When poverty is transmitted over generations it becomes a culture. Elucidate.

(UPPSC Mains General Studies-I/GS- 2022)


When poverty is transmitted over generations, it becomes a culture, this concept is also known as "cultural Poverty" or  "generational poverty ", which was given by famous American Anthropologist, Mr. Oscar Lewis. 

The concept of Cultural poverty suggests that when families or communities experience poverty for multiple generations, certain patterns, behaviors, and attitudes related to poverty can become deeply ingrained within the culture of that group. 

Here's an elucidation of this concept:

Socioeconomic Traps: 

When individuals and families experience persistent poverty, they often face limited access to education, job opportunities, and resources. Over generations, poor people don't aspire to get these resources, as their habits become a culture of living with very limited resources.

Limited Aspirations:

In generational poverty, there may be a sense of hopelessness and limited aspirations for upward mobility.
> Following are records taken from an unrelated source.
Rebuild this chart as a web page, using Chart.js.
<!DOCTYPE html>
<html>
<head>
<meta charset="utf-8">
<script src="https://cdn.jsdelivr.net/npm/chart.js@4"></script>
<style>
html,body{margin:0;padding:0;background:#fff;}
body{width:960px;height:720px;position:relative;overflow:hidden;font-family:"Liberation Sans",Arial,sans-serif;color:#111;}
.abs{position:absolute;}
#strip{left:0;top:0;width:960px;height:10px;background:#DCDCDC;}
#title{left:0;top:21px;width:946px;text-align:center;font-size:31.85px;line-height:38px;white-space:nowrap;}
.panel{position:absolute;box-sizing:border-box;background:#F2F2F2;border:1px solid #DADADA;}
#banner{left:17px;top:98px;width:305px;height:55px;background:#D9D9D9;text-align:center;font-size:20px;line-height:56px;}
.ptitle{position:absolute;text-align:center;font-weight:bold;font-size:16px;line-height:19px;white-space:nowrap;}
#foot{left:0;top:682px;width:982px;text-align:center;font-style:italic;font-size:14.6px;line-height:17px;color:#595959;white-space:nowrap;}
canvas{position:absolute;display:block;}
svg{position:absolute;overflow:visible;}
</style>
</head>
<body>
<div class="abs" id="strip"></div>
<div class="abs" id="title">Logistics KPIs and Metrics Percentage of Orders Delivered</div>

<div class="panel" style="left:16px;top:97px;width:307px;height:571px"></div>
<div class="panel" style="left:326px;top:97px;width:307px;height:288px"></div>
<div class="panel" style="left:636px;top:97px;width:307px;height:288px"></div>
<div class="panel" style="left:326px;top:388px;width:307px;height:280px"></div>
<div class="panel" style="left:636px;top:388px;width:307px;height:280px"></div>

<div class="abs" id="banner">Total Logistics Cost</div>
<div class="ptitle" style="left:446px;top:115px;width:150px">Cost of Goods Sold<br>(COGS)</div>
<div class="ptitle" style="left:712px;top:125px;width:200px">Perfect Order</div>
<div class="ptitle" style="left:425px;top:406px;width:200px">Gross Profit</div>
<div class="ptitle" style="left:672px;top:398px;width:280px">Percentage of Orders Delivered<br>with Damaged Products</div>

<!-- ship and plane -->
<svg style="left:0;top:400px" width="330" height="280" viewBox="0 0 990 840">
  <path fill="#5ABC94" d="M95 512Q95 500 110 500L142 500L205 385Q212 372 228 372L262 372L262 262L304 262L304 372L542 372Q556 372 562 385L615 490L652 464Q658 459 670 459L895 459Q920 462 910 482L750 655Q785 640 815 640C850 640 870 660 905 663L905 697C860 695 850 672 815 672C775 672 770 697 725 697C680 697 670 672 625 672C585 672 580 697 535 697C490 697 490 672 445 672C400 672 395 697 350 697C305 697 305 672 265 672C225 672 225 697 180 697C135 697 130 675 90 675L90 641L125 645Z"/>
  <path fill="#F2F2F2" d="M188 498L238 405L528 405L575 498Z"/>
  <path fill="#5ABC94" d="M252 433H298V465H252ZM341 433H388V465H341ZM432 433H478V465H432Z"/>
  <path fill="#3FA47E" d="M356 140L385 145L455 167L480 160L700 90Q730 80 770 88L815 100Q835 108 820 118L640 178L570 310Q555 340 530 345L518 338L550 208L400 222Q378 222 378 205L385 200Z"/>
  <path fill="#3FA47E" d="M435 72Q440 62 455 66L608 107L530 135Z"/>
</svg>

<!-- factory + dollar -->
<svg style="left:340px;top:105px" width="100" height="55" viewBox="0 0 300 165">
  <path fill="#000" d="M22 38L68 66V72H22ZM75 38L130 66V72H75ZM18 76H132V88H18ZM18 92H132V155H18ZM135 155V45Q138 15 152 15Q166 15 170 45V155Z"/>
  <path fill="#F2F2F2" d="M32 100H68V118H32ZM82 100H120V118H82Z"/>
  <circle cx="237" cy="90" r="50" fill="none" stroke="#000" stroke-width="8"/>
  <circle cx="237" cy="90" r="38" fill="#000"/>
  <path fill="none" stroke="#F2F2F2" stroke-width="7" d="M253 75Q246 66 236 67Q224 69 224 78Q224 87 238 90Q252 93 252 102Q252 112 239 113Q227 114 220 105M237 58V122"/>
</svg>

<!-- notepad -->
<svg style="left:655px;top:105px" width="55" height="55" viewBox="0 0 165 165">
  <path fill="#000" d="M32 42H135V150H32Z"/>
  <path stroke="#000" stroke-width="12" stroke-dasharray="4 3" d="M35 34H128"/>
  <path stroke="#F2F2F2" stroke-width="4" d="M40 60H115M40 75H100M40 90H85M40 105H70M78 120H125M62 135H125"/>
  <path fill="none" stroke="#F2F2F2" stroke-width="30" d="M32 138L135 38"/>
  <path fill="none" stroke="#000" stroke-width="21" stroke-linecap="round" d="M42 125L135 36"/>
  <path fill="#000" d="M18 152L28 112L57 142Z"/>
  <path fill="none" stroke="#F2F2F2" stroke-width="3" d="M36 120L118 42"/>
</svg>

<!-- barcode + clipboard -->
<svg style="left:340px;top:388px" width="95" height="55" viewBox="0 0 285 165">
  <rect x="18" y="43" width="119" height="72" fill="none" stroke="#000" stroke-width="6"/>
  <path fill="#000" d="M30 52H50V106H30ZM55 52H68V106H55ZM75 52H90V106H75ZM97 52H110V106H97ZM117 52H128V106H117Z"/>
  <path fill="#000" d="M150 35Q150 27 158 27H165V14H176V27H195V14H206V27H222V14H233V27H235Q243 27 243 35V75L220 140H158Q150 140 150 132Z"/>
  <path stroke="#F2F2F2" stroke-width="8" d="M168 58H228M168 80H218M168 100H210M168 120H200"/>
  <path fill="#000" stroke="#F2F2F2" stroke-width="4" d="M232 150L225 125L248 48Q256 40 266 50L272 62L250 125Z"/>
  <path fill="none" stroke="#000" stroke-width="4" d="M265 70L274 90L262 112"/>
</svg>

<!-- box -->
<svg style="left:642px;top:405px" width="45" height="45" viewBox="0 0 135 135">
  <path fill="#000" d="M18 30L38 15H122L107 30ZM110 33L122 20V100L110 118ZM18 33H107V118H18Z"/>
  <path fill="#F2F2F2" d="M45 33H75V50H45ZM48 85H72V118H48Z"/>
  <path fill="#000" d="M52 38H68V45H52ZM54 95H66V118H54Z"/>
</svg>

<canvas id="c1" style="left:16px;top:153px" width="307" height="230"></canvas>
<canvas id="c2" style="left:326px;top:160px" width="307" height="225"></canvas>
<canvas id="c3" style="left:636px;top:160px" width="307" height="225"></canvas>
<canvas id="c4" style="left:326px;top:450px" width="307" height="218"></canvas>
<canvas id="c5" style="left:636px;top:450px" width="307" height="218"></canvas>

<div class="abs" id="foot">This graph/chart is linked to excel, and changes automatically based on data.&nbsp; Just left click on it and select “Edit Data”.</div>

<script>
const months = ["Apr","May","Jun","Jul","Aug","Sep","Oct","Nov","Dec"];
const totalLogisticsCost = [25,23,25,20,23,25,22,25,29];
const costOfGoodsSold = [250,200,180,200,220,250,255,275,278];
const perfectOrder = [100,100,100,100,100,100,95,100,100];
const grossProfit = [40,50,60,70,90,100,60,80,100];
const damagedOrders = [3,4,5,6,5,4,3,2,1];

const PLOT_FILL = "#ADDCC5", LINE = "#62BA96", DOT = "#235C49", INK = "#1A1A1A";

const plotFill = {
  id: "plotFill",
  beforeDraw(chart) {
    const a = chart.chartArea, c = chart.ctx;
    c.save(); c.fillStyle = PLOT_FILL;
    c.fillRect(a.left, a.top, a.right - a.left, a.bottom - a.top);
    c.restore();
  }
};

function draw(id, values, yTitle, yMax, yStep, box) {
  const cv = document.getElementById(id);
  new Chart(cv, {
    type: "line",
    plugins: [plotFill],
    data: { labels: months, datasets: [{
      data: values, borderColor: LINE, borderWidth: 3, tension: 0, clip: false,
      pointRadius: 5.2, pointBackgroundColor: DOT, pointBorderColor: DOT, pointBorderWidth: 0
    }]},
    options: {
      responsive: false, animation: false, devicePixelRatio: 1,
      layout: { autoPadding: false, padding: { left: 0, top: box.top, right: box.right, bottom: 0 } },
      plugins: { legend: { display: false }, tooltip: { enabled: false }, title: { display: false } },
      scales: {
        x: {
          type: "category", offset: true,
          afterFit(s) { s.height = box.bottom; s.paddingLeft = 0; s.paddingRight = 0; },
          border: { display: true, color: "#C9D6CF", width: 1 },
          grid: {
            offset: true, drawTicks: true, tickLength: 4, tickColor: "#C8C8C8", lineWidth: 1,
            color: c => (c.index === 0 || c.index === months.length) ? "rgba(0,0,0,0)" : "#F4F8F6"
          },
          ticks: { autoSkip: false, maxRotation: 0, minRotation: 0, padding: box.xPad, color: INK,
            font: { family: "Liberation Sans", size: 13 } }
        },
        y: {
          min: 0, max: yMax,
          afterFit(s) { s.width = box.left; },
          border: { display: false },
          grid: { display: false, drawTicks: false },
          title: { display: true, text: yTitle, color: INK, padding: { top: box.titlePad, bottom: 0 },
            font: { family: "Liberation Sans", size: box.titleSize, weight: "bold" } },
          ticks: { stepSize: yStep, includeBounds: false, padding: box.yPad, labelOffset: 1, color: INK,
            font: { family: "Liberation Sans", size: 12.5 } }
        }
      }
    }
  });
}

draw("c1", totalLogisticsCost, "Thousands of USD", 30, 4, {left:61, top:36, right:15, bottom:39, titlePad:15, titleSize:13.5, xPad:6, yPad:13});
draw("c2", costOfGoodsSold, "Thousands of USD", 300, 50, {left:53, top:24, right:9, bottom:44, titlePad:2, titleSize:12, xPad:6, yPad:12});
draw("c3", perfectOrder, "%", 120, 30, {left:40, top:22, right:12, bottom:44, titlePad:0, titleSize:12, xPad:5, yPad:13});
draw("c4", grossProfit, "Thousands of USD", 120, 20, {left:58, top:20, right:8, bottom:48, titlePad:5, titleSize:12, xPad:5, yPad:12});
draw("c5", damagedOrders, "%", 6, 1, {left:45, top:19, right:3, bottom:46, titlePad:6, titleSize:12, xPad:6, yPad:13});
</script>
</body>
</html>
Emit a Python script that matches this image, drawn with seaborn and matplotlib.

When individuals grow up witnessing their parents and grandparents struggling with poverty, they may develop a belief that poverty is their inevitable destiny.

Norms and Values: 

Communities experiencing generational poverty may develop unique norms and values related to survival in challenging circumstances. These can include a reliance on informal networks for support, adaptability in making the most of limited resources, and a focus on immediate needs rather than long-term planning.

Lack of Access to Education:

Educational opportunities are often limited for individuals in impoverished communities. Without access to quality education, individuals may lack the skills and knowledge needed to break the cycle of poverty.

Limited Social Capital: 

Generational poverty can lead to limited social capital, meaning individuals have few connections or networks that can help them access opportunities or resources. This further perpetuates their economic disadvantage.

Limited Exposure: 

People in generational poverty may have limited exposure to alternative ways of life or different socioeconomic realities. This limited exposure can restrict their ability to envision and pursue different paths.

It's important to note that describing poverty as a "culture" in this context does not imply that individuals or communities choose to remain in poverty or that they are inherently responsible for their circumstances. Rather, it highlights how systemic factors and a lack of opportunities can perpetuate poverty across generations, leading to the development of distinct patterns and attitudes within affected communities.